Under the Comprehensive Environmental Response, Compensation and Liability Act, referred to as CERCLA, and related state
laws and regulations, joint and several liability can be imposed without regard to fault or the legality of the original conduct on
certain classes of persons that contributed to the release of a hazardous substance into the environment. These persons include the
owner and operator of a contaminated site where a hazardous substance release occurred and any company that transported,
disposed of, or arranged for the transport or disposal of hazardous substances that have been released into the environment,
including hazardous substances generated by any closed operations or facilities. In addition, neighboring landowners or other third
parties may file claims for personal injury, property damage, and recovery of response cost.
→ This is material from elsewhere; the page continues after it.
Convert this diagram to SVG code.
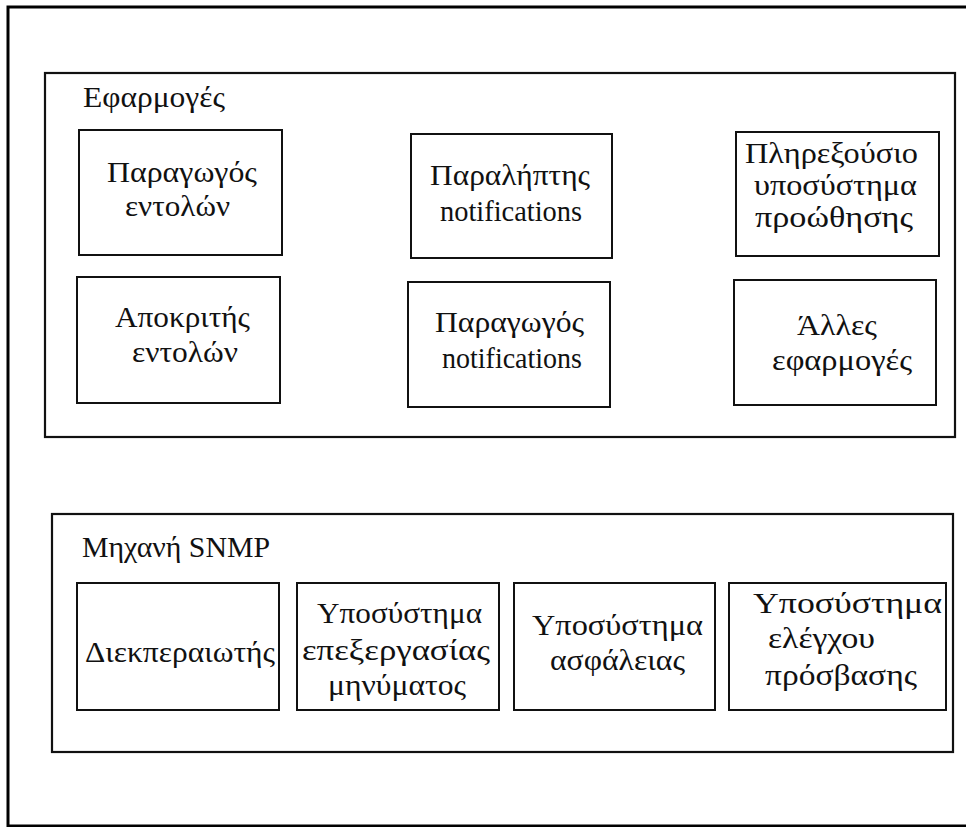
<svg xmlns="http://www.w3.org/2000/svg" width="966" height="827" viewBox="0 0 966 827">
  <style>
    .frame { fill: none; stroke: #000; stroke-width: 3; }
    .group { fill: none; stroke: #111; stroke-width: 2.2; }
    .box { fill: #fff; stroke: #111; stroke-width: 2; }
    text { font-family: "Liberation Serif", "DejaVu Serif", serif; font-size: 29px; fill: #111; }
  </style>
  <rect width="966" height="827" fill="#fff"/>
  <!-- outer frame, open on the right edge -->
  <path class="frame" d="M975,7 H8 V826 H975"/>

  <g id="applications">
    <rect class="group" x="45" y="73" width="910" height="364"/>
    <text x="83" y="107" textLength="142" lengthAdjust="spacingAndGlyphs">Εφαρμογές</text>
  </g>

  <g id="command-generator">
    <rect class="box" x="79" y="130" width="203" height="125"/>
    <text x="107" y="182" textLength="150" lengthAdjust="spacingAndGlyphs">Παραγωγός</text>
    <text x="125" y="216" textLength="105" lengthAdjust="spacingAndGlyphs">εντολών</text>
  </g>

  <g id="notification-receiver">
    <rect class="box" x="411" y="134" width="201" height="124"/>
    <text x="430" y="185" textLength="160" lengthAdjust="spacingAndGlyphs">Παραλήπτης</text>
    <text x="440" y="221" textLength="142" lengthAdjust="spacingAndGlyphs">notifications</text>
  </g>

  <g id="proxy-forwarder">
    <rect class="box" x="736" y="132" width="203" height="124"/>
    <text x="745" y="163" textLength="173" lengthAdjust="spacingAndGlyphs">Πληρεξούσιο</text>
    <text x="754" y="195" textLength="163" lengthAdjust="spacingAndGlyphs">υποσύστημα</text>
    <text x="755" y="227" textLength="158" lengthAdjust="spacingAndGlyphs">προώθησης</text>
  </g>

  <g id="command-responder">
    <rect class="box" x="77" y="277" width="203" height="126"/>
    <text x="115" y="327" textLength="135" lengthAdjust="spacingAndGlyphs">Αποκριτής</text>
    <text x="132" y="362" textLength="106" lengthAdjust="spacingAndGlyphs">εντολών</text>
  </g>

  <g id="notification-originator">
    <rect class="box" x="408" y="282" width="202" height="125"/>
    <text x="435" y="332" textLength="149" lengthAdjust="spacingAndGlyphs">Παραγωγός</text>
    <text x="442" y="368" textLength="140" lengthAdjust="spacingAndGlyphs">notifications</text>
  </g>

  <g id="other-applications">
    <rect class="box" x="734" y="280" width="202" height="125"/>
    <text x="797" y="335" textLength="80" lengthAdjust="spacingAndGlyphs">Άλλες</text>
    <text x="772" y="370" textLength="140" lengthAdjust="spacingAndGlyphs">εφαρμογές</text>
  </g>

  <g id="snmp-engine">
    <rect class="group" x="52" y="514" width="901" height="238"/>
    <text x="82" y="557" textLength="188" lengthAdjust="spacingAndGlyphs">Μηχανή SNMP</text>
  </g>

  <g id="dispatcher">
    <rect class="box" x="77" y="583" width="202" height="127"/>
    <text x="85" y="662" textLength="190" lengthAdjust="spacingAndGlyphs">Διεκπεραιωτής</text>
  </g>

  <g id="message-processing">
    <rect class="box" x="297" y="583" width="202" height="127"/>
    <text x="317" y="623" textLength="165" lengthAdjust="spacingAndGlyphs">Υποσύστημα</text>
    <text x="302" y="660" textLength="188" lengthAdjust="spacingAndGlyphs">επεξεργασίας</text>
    <text x="328" y="695" textLength="138" lengthAdjust="spacingAndGlyphs">μηνύματος</text>
  </g>

  <g id="security">
    <rect class="box" x="514" y="583" width="201" height="127"/>
    <text x="532" y="635" textLength="171" lengthAdjust="spacingAndGlyphs">Υποσύστημα</text>
    <text x="550" y="670" textLength="135" lengthAdjust="spacingAndGlyphs">ασφάλειας</text>
  </g>

  <g id="access-control">
    <rect class="box" x="729" y="583" width="217" height="127"/>
    <text x="753" y="613" textLength="189" lengthAdjust="spacingAndGlyphs">Υποσύστημα</text>
    <text x="768" y="648" textLength="107" lengthAdjust="spacingAndGlyphs">ελέγχου</text>
    <text x="765" y="685" textLength="152" lengthAdjust="spacingAndGlyphs">πρόσβασης</text>
  </g>

  <!-- no connectors are drawn between the nodes -->
  <g id="connectors"/>
</svg>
We may also be subject to the
corrective action provisions of the Resource, Conservation and Recovery Act, or RCRA, and analogous state laws that require
owners and operators of facilities that treat, store, or dispose of hazardous waste to clean up releases of hazardous waste
constituents into the environment associated with their operations.
Many of our facilities and operations are also governed by laws and regulations relating to worker health and workplace safety,
including the Federal Occupational Safety and Health Act, or OSHA. We believe that appropriate precautions are taken to protect
our employees and others from harmful exposure to potentially hazardous materials handled and managed at our facilities, and that
we operate in substantial compliance with all OSHA or similar regulations.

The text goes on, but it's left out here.